SUNS  4357 Thursday 21 January 1999

Finance: From IMF to IMF - 'curb globalization'



Geneva, Jan 20 (Someshwar Singh) -- The International Metalworkers Federation (IMF), with affiliates in 95 countries and more than 20 million workers in manufacturing, has called for immediate intervention by governments to check the financial globalisation and prevent a new
world recession with unpredictable social consequences.

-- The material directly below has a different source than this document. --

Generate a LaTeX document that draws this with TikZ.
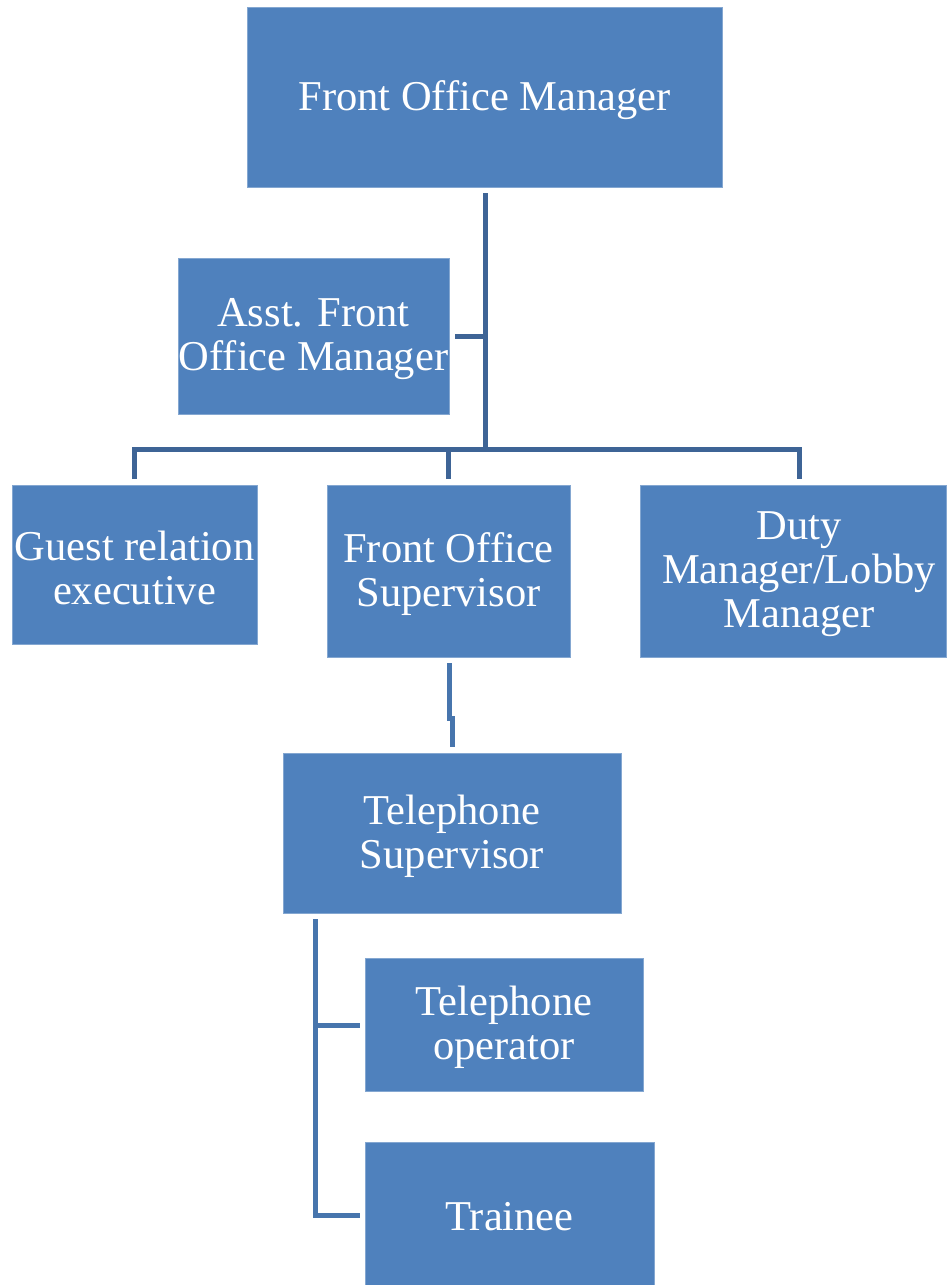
\documentclass[tikz,border=0pt]{standalone}
\usepackage{fontspec}
\setmainfont{Liberation Serif}
\begin{document}
\begin{tikzpicture}[x=1pt,y=-1pt,
  box/.style={fill=boxblue, draw=boxblue!70!white, line width=0.8pt, inner sep=0pt, anchor=center},
  lbl/.style={text=white, align=center, inner sep=0pt, yshift=-3pt, font=\fontsize{42.5}{44}\selectfont},
  conn/.style={draw=lineblue, line width=5pt},
  conn2/.style={draw=lineblue2, line width=5pt}]
\definecolor{boxblue}{HTML}{4F81BD}
\definecolor{lineblue}{HTML}{3E6496}
\definecolor{lineblue2}{HTML}{4775AD}
\useasboundingbox (0,0) rectangle (946,1285);
% boxes
\node[box, minimum width=475, minimum height=180] (fom) at (484.5,97) {};
\node[box, minimum width=271, minimum height=156] (afom) at (313.5,336) {};
\node[box, minimum width=245, minimum height=159] (gre) at (134.5,564.5) {};
\node[box, minimum width=243, minimum height=172] (fos) at (448.5,571) {};
\node[box, minimum width=306, minimum height=172] (dm) at (793,571) {};
\node[box, minimum width=338, minimum height=160] (ts) at (452,833) {};
\node[box, minimum width=278, minimum height=133] (to) at (504,1024.5) {};
\node[box, minimum width=289, minimum height=143] (tr) at (509.5,1213.5) {};
% labels
\node[lbl] (fomt) at (fom.center) {Front Office Manager};
\node[lbl] (afomt) at (afom.center) {Asst. Front\\Office Manager};
\node[lbl] (gret) at (gre.center) {Guest relation\\executive};
\node[lbl] (fost) at (fos.center) {Front Office\\Supervisor};
\node[lbl, xshift=6pt] (dmt) at (dm.center) {Duty\\Manager/Lobby\\Manager};
\node[lbl] (tst) at (ts.center) {Telephone\\Supervisor};
\node[lbl] (tot) at (to.center) {Telephone\\operator};
\node[lbl] (trt) at (tr.center) {Trainee};
% connector points
\coordinate (top) at (485,193);
\coordinate (bus) at (485,449);
\coordinate (asst) at (455,336);
\coordinate (gtop) at (134,479);
\coordinate (ftop) at (448,479);
\coordinate (dtop) at (799,479);
\coordinate (fbot) at (449,663);
\coordinate (tstop) at (452,747);
\coordinate (tsbot) at (315,919);
\coordinate (toend) at (360,1025);
\coordinate (trend) at (360,1215);
% connectors
\draw[conn] (top) -- (bus);
\draw[conn] (asst) -- (asst -| top);
\draw[conn, line join=miter] (gtop) |- (bus) -| (dtop);
\draw[conn] (ftop) -- (ftop |- bus);
\draw[conn2] (fbot) -- (449,718) -- (452,718) -- (tstop);
\draw[conn2] (tsbot) |- (trend);
\draw[conn2] (tsbot |- toend) -- (toend);
\end{tikzpicture}
\end{document}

The Geneva-based IMF said that with the recent crisis in Brazil and other emerging markets, it is the entire international monetary system that is being rocked by financial globalisation and that unregulated financial markets can plunge the whole planet into a prolonged economic
turmoil.
"More than ever, we have good reasons to question the liberal creed and challenge the arrogance of the professionals of finance," said Marcello Malentacchi, the IMF General Secretary. "Markets left to themselves do not bring prosperity but chaos, and recent developments show the fallacy of those who have been praising the virtues of liberal orthodoxy. In 1998, economic growth was halved, manufacturing output contracted and unemployment reached new heights."

According to the IMF, workers have been laid off in masses, partly as a result of job-destroying mergers, and social distress is affecting an ever-growing proportion of the population. The present fiscal and monetary policies, decided by a narrow group of financiers and sophisticated money practitioners, are more concerned with the protection of and return on financial capital than they are with the protection and improvements of living standards.

"So far, governments have adopted a wait-and-see attitude and played down the adverse effects of financial instability and turbulence," Malentacchi noted. "Allowing finance to develop without restriction amounts to promoting speculation which is detrimental to productive activity. Governments have to make the interests of workers prevail over those of financial markets and transnational companies."